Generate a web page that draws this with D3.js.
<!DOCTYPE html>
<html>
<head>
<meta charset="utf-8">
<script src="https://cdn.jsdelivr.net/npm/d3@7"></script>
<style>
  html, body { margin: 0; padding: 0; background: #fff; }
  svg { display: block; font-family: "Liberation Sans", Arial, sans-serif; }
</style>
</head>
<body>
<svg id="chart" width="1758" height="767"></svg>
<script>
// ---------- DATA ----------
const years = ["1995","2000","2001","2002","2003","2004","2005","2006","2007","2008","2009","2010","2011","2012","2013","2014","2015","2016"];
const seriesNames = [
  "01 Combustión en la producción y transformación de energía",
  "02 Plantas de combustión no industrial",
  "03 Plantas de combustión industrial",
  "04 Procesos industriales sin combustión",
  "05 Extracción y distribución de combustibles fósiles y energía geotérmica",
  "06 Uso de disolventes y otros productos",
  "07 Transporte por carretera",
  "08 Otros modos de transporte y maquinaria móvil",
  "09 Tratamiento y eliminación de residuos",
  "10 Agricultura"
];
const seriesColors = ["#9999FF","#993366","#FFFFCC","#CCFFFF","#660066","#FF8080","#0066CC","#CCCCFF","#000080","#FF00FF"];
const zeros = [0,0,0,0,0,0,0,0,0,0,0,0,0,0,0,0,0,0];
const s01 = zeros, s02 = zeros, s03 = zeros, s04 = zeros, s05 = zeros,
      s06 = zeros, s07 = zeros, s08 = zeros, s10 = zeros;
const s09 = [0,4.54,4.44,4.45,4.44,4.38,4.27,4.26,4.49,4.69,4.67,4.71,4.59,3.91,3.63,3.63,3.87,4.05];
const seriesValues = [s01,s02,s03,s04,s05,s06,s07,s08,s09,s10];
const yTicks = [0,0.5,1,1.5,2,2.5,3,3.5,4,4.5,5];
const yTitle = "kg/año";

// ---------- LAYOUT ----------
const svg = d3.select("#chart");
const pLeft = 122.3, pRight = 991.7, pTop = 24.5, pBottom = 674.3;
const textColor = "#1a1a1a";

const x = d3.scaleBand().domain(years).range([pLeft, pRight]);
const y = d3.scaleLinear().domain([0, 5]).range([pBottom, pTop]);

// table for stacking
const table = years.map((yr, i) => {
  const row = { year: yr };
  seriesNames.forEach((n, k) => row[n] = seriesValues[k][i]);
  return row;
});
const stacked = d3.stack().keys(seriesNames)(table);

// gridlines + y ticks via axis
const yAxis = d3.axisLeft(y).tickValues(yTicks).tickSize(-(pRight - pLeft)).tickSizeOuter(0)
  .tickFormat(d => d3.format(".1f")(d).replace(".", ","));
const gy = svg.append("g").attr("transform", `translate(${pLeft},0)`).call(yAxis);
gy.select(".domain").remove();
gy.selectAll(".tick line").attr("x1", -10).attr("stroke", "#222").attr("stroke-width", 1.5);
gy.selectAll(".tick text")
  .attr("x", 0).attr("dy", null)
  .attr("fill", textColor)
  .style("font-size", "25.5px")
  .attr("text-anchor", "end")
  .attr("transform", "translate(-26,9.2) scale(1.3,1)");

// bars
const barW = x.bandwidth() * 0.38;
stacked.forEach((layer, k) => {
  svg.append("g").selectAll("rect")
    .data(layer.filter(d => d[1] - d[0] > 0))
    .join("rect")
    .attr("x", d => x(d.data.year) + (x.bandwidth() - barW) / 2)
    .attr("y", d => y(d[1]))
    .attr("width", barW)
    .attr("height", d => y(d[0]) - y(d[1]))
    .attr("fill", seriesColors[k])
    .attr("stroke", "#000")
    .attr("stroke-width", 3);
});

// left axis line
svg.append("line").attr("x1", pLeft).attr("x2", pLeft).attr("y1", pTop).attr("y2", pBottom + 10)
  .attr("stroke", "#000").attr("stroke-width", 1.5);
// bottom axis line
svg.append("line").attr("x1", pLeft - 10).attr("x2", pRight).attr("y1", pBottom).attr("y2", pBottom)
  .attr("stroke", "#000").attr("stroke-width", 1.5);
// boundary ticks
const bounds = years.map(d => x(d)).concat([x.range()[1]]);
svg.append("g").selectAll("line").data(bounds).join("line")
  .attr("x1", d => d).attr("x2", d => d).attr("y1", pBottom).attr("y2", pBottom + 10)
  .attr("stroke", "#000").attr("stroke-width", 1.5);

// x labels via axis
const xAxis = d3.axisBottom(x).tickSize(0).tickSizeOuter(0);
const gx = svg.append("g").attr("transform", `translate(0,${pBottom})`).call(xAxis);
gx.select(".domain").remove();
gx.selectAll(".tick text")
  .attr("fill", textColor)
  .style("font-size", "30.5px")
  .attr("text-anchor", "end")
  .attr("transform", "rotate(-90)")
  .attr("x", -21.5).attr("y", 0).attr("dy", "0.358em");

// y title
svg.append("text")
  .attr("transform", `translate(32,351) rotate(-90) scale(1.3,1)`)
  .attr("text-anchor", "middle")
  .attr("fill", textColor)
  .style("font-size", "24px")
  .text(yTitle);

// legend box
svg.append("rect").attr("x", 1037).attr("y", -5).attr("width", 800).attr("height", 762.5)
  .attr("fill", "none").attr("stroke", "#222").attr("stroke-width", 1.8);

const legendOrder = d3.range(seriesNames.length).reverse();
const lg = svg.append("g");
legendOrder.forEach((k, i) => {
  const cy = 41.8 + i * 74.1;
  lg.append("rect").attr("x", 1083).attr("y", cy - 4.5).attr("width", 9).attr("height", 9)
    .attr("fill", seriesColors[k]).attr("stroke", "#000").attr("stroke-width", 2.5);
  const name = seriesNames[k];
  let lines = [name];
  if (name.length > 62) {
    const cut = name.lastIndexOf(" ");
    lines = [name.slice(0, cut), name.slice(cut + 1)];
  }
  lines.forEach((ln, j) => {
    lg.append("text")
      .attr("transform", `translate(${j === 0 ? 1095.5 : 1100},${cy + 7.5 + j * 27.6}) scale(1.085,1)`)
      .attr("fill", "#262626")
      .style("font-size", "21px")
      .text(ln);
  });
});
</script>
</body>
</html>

* * *

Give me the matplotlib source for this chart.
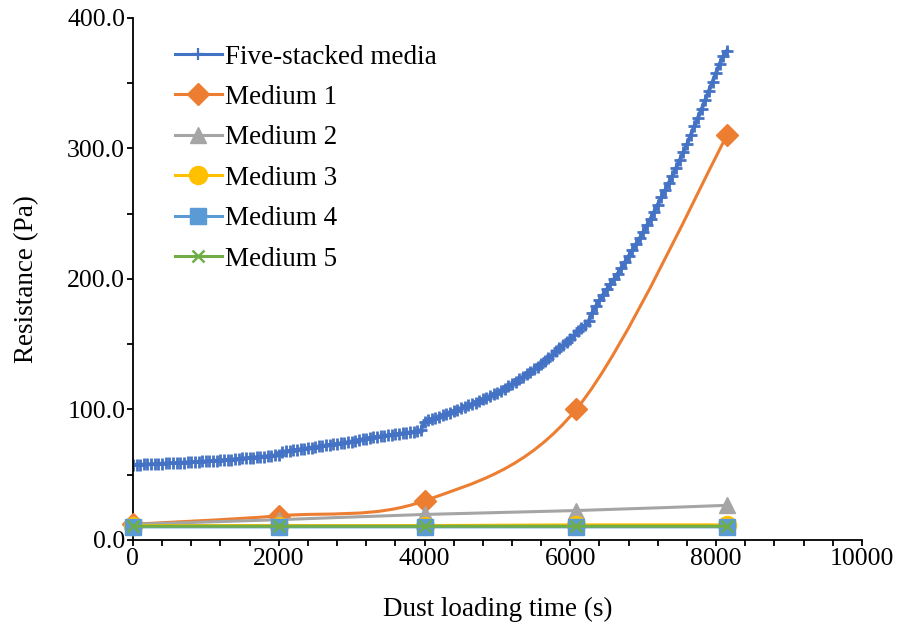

■ GOAL:
Find each line holding the word "chart" and copy it.

■ WRITTEN RESPONSE:
<svg id="chart" width="1758" height="767"></svg>
const svg = d3.select("#chart");
Give me the matplotlib source for this chart.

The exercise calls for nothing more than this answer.